For some home-schooling families, there isn't a clear distinction of when school is “closed” for the summer and when it “re-opens.”

That's because some families opt to continue teaching during the summer — usually with a lighter workload — so they don't lose momentum.

“We try to end (the school year) when we are done,” said Hanna Muldowney, a former public school teacher in Texas, who now educates her six children.

She also said the school year could extend to make sure all the subjects are covered or to accommodate family occasions, such as the birth of her baby, due in December. She said the family will likely take time off then, because they only had month of school vacation this summer.

Starting the school year earlier than local public and Catholic schools allows them to take longer Christmas breaks and to take breaks when relatives come to visit, which enables them to separate school time from family time, she said.

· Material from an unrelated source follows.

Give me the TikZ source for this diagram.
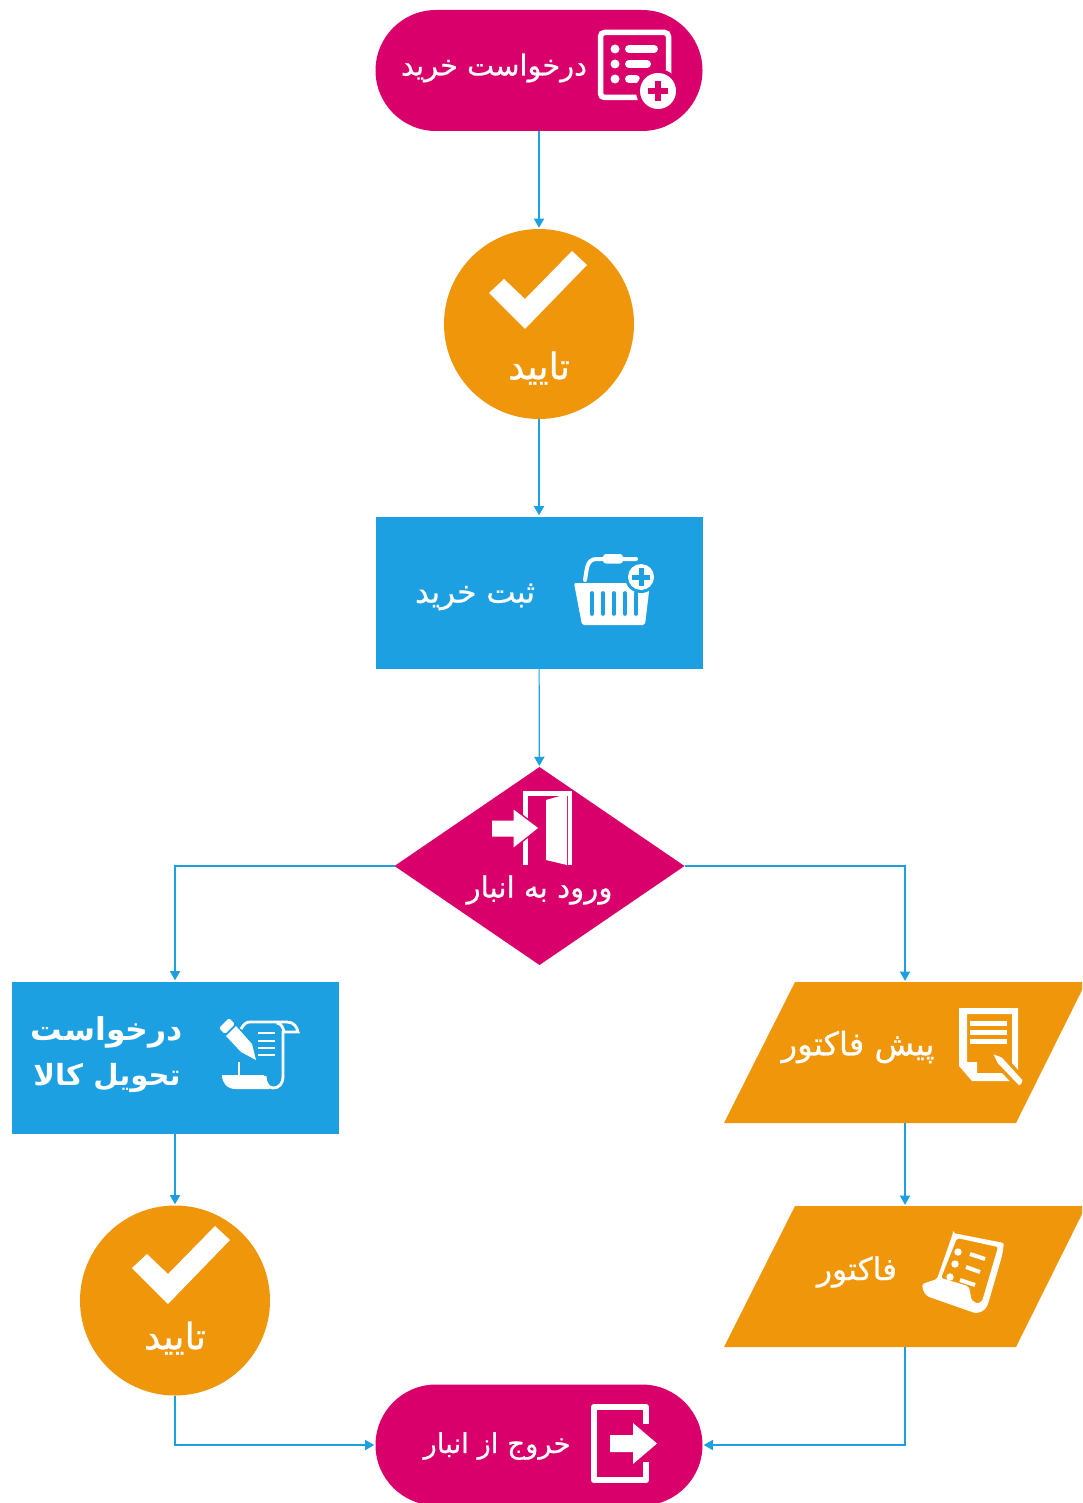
\documentclass[tikz,border=0pt]{standalone}
\usepackage{graphicx}
\usepackage{fontspec}
\usetikzlibrary{arrows.meta,shapes.geometric,shapes.misc,calc}
\TeXXeTstate=1
\newfontfamily\arabicfont[Script=Arabic,FakeBold=0.6]{DejaVu Sans}
\newfontfamily\arabicbold[Script=Arabic]{DejaVu Sans Bold}
\newlength\pxu
\setlength\pxu{0.02cm}
\definecolor{mag}{HTML}{D9006C}
\definecolor{org}{HTML}{F0960A}
\definecolor{blu}{HTML}{1CA0E2}
\newcommand\fa[2]{\resizebox{#1\pxu}{!}{\arabicfont #2}}
\newcommand\faB[2]{\resizebox{#1\pxu}{!}{\arabicbold #2}}
\tikzset{
  pill/.style={rounded rectangle,fill=mag,minimum width=327\pxu,minimum height=121\pxu,inner sep=0,outer sep=0},
  okcircle/.style={circle,fill=org,minimum size=190\pxu,inner sep=0,outer sep=0},
  bluerect/.style={rectangle,fill=blu,minimum width=327\pxu,minimum height=152\pxu,inner sep=0,outer sep=0},
  magdiamond/.style={diamond,fill=mag,minimum width=290\pxu,minimum height=198\pxu,aspect=1.46,inner sep=0,outer sep=0},
  parabox/.style={rectangle,minimum width=362\pxu,minimum height=141\pxu,inner sep=0,outer sep=0},
  label/.style={text=white,inner sep=0,outer sep=0},
  conn/.style={draw=blu,line width=0.65pt,shorten >=0.7pt,-{Triangle[length=5.2pt,width=5.8pt]}},
  icl/.style={draw=white,fill=none}
}
\begin{document}
\begin{tikzpicture}[x=0.02cm,y=-0.02cm]
\useasboundingbox (0,0) rectangle (1082,1503);
\clip (0,0) rectangle (1082,1503);
\fill[white] (0,0) rectangle (1082,1503);

% shapes
\node[pill] (req) at (539,70.5) {};
\node[okcircle] (ok1) at (539,324) {};
\node[bluerect] (reg) at (539,592.5) {};
\node[magdiamond] (ent) at (539.5,866) {};
\node[bluerect] (deliv) at (175,1057.5) {};
\node[okcircle] (ok2) at (175,1300.5) {};
\node[parabox] (pre) at (905,1052.5) {};
\node[parabox] (inv) at (905,1276.5) {};
\node[pill] (out) at (539,1445) {};
\foreach \n in {pre,inv}
  \fill[org] ([xshift=71\pxu]\n.north west) -- (\n.north east) -- ([xshift=-70\pxu]\n.south east) -- (\n.south west) -- cycle;

% connectors
\draw[conn] (req) -- (ok1);
\draw[conn] (ok1) -- (reg);
\draw[conn] (reg) -- (ent);
\draw[conn] (ent.west) -| (deliv.north);
\draw[conn] (ent.east) -| (pre.north);
\draw[conn] (deliv) -- (ok2);
\draw[conn] (pre) -- (inv);
\draw[conn] (ok2.south) |- (out.west);
\draw[conn] (inv.south) |- (out.east);

% labels
\node[label] (t1) at (494,68) {\fa{186}{\beginR درخواست خرید\endR}};
\node[label] (t2) at (539,368) {\fa{62}{\beginR تایید\endR}};
\node[label] (t3) at (475,597) {\fa{120}{\beginR ثبت خرید\endR}};
\node[label] (t4) at (539.5,890) {\fa{146}{\beginR ورود به انبار\endR}};
\node[label] (t5) at (107,1032) {\faB{152}{\beginR درخواست\endR}};
\node[label] (t6) at (107,1078) {\faB{147}{\beginR تحویل کالا\endR}};
\node[label] (t7) at (858,1047) {\fa{153}{\beginR پیش فاکتور\endR}};
\node[label] (t8) at (857,1272) {\fa{80}{\beginR فاکتور\endR}};
\node[label] (t9) at (175,1338) {\fa{62}{\beginR تایید\endR}};
\node[label] (t10) at (497,1446) {\fa{147}{\beginR خروج از انبار\endR}};

% icon: list with plus
\draw[icl,line width=5.5\pxu,rounded corners=4\pxu] (600.5,32.5) rectangle (668.5,97.5);
\foreach \y/\e in {49/654,64/647,79/636}{
  \fill[white] (615,\y) circle (4.5\pxu);
  \draw[white,line width=8\pxu,line cap=round] (629,\y) -- (\e,\y);
}
\fill[mag] (658,91) circle (22\pxu);
\fill[white] (658,91) circle (18\pxu);
\draw[mag,line width=6.5\pxu] (648,91) -- (668,91) (658,81) -- (658,101);

% ticks
\fill[white] (489,293) -- (504,279) -- (525,299) -- (572,251) -- (587,265) -- (525,329) -- cycle;
\fill[white] (132,1268) -- (147,1254) -- (168,1274) -- (215,1226) -- (230,1240) -- (168,1304) -- cycle;

% icon: basket
\draw[icl,line width=4\pxu,line cap=round] (585,580) .. controls (587,570) and (586,559) .. (597,559) -- (636,559);
\fill[white,rounded corners=3\pxu] (603,554) rectangle (623,563.5);
\fill[white,rounded corners=2\pxu] (574,583) -- (650,583) -- (645,625) -- (582,625) -- cycle;
\foreach \x in {592,603,614,625,636}
  \draw[blu,line width=3.6\pxu,line cap=round] (\x,593) -- (\x,614);
\fill[blu] (641,577) circle (16\pxu);
\fill[white] (641,577) circle (13\pxu);
\draw[blu,line width=5\pxu] (632,577) -- (650,577) (641,568) -- (641,586);

% icon: door in
\draw[white,line width=4.5\pxu] (525.5,865) -- (525.5,793.5) -- (570,793.5) -- (570,865);
\fill[white] (546,800) -- (567,794) -- (567,865) -- (546,860) -- cycle;
\filldraw[fill=white,draw=mag,line width=3\pxu,line join=miter] (491,820) -- (513,820) -- (513,809) -- (538,828) -- (513,848) -- (513,837) -- (491,837) -- cycle;
\fill[white] (492,820.5) -- (513.5,820.5) -- (513.5,809.5) -- (538,828) -- (513.5,847.5) -- (513.5,836.5) -- (492,836.5) -- cycle;

% icon: scroll with pen
\fill[white,rounded corners=1.5\pxu] (219,1028) -- (229,1018) -- (235,1024) -- (225,1034) -- cycle;
\fill[white] (226,1036) -- (236,1026) -- (252,1044) -- (256,1060) -- (241,1052) -- cycle;
\draw[icl,line width=2.8\pxu] (241,1029) .. controls (244,1024) and (246,1022) .. (250,1022) -- (287,1022) .. controls (294,1022) and (297,1027) .. (298,1032) -- (284,1032) .. controls (283,1028) and (282,1024) .. (277,1023);
\draw[icl,line width=2.8\pxu] (283,1031) -- (283,1076) .. controls (283,1084) and (279,1088) .. (273,1088) .. controls (268,1088) and (265,1082) .. (265,1076);
\fill[white] (222,1075) -- (264,1075) .. controls (264,1081) and (266,1086) .. (270,1089) -- (236,1089) .. controls (227,1089) and (222,1083) .. (222,1075) -- cycle;
\draw[icl,line width=2.5\pxu] (239,1062) -- (239,1075);
\foreach \y in {1033,1041,1048,1055}
  \draw[white,line width=2.4\pxu] (258,\y) -- (275,\y);

% icon: document with pencil
\fill[white,even odd rule] (959,1008) -- (1018,1008) -- (1018,1081) -- (972,1081) -- (959,1066) -- cycle
  (967,1014) -- (967,1062) -- (977,1062) -- (977,1073) -- (1012,1073) -- (1012,1014) -- cycle;
\foreach \y in {1023,1032,1041}
  \draw[white,line width=5\pxu] (970,\y) -- (1007,\y);
\filldraw[fill=white,draw=org,line width=3.5\pxu,line join=round] (990,1051) -- (1003,1056) -- (1024,1079) -- (1024,1082) .. controls (1023,1086) and (1020,1088) .. (1017,1086) -- (996,1064) -- cycle;

% icon: invoice
\fill[white,rounded corners=2\pxu,even odd rule] (953,1233) -- (1004,1243) -- (1002,1256) -- (988,1304) .. controls (985,1311) and (978,1314) .. (972,1312) -- (932,1298) .. controls (926,1296) and (923,1292) .. (922,1284) -- (937,1279) -- (953,1233) -- cycle
  (957,1238) -- (941,1278) -- (968,1286) .. controls (971,1292) and (970,1298) .. (974,1302) .. controls (979,1304) and (982,1301) .. (983,1298) -- (998,1247) -- cycle;
\foreach \x/\y in {958/1252,955/1264,950/1277}
  \fill[white] (\x,\y) circle (3.7\pxu);
\foreach \a/\b/\c/\d in {970/1254/985/1259,966/1267/980/1272,960/1280/975/1285}
  \draw[white,line width=4\pxu] (\a,\b) -- (\c,\d);

% icon: door out
\draw[white,line width=6.5\pxu,line join=round] (646,1424) -- (646,1407) -- (594,1407) -- (594,1480) -- (646,1480) -- (646,1462);
\fill[white] (610,1435) -- (633,1435) -- (633,1423) -- (657,1443.5) -- (633,1464) -- (633,1452) -- (610,1452) -- cycle;
\end{tikzpicture}
\end{document}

According to the National Home Education Network in Austin, Texas, 1.5 million to 2 million students are home-schooled in the U.S., which accounts for 3 to 4 percent of the school-age population.

Parents often make the decision to teach their children at home to offer better academic opportunities to their children, but the reasons to do so have increased over with the years, said Leone.

The Wisconsin mother said there have been many factors that have made home schooling work for her family. She likes how it has united her family, given her flexibility and the chance to tailor the curriculum based on the children's needs. It also has provided the chance to incorporate faith in learning, she added.

Hackett in Maryland similarly likes the way home schooling provides opportunities to teach the faith.

“Home schooling is the road less traveled but the reward is the outcome,” she told CNS. “My children are growing to have an authentic love for God and for their faith.”